The State of Wisconsin’s Group Insurance Board (GIB) met to vote on 2019 insurance benefits for state employees. On August 22, 2018, the GIB voted to reinstate coverage for transgender surgery and hormonal therapy.

The GIB voted 5-4 to provide coverage for gender-reassignment surgery and related services. The coverage was last approved in 2016 for the following year, but Governor Scott Walker reversed the decision. Starting in January 2019, transgender therapy will be covered for state workers.

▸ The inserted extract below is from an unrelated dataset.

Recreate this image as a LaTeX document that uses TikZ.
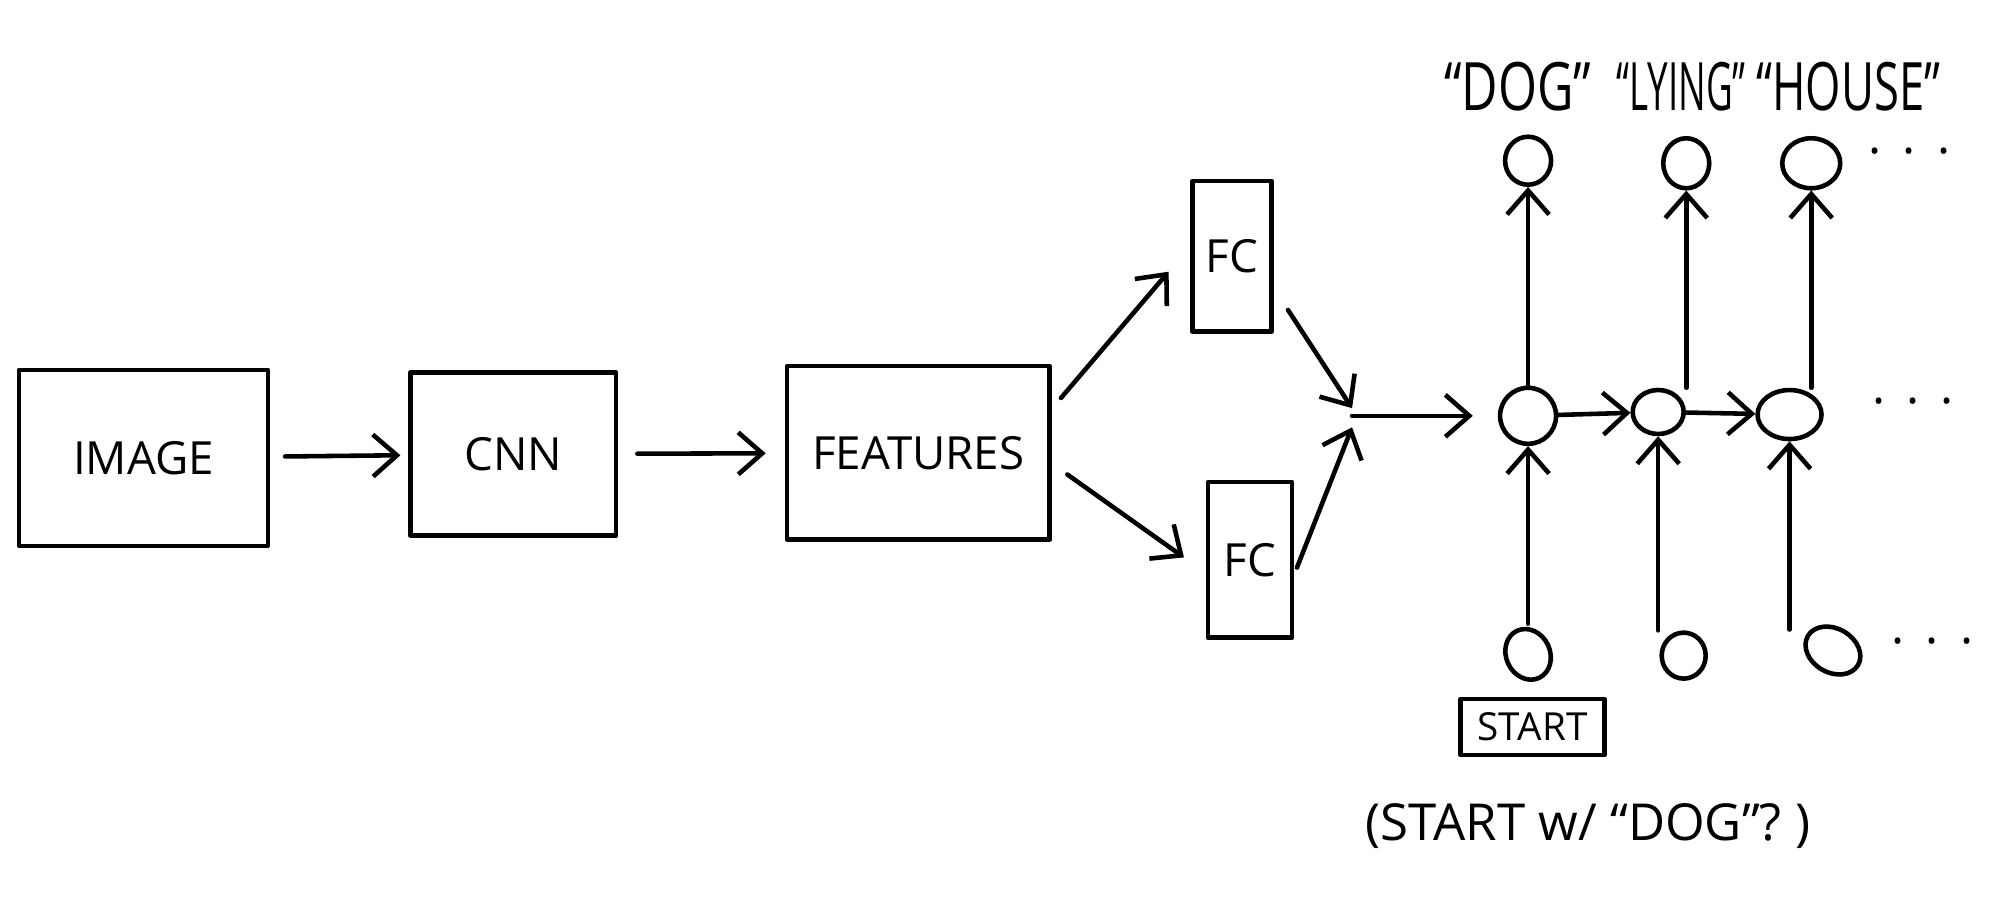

This renewed coverage came into consideration after the ACLU and two transgender state workers sued the state in 2017. The UW-Madison employees claimed they were illegally denied coverage after the state reinstated a ban on the coverage in January 2017.

Filed in the U.S. District Court in Madison, the lawsuit states that plaintiffs Alina Boyden and Shannon Andrews were denied coverage for “medically necessary, doctor-prescribed treatments for gender dysphoria.” Consequently, Andrews paid out-of-pocket for surgery and Boyden forwent it entirely.

The lawsuit claims that the state violated Boyden and Andrews’s equal protection rights, as well as the Patient Protection and Affordable Care Act.

Last month, chancellors at six UW campuses asked the board to restore coverage. State worker programs in neighboring states cover transgender services with some restrictions, they said.

The Wisconsin Department of Employee Trust Funds estimated that the services will cost approximately $0.05-0.13 per member per month to supply coverage.

Dr. Wren Logan, a transgender psychiatry resident at University of Wisconsin Hospital, told the Wisconsin State Journal that the decision to restore the coverage is reassuring.

“To have the state you’re in, the employer you’re working for, on the same page as you is just this release of tension,” said Logan.

The 27-year-old physician says she plans to pursue surgery.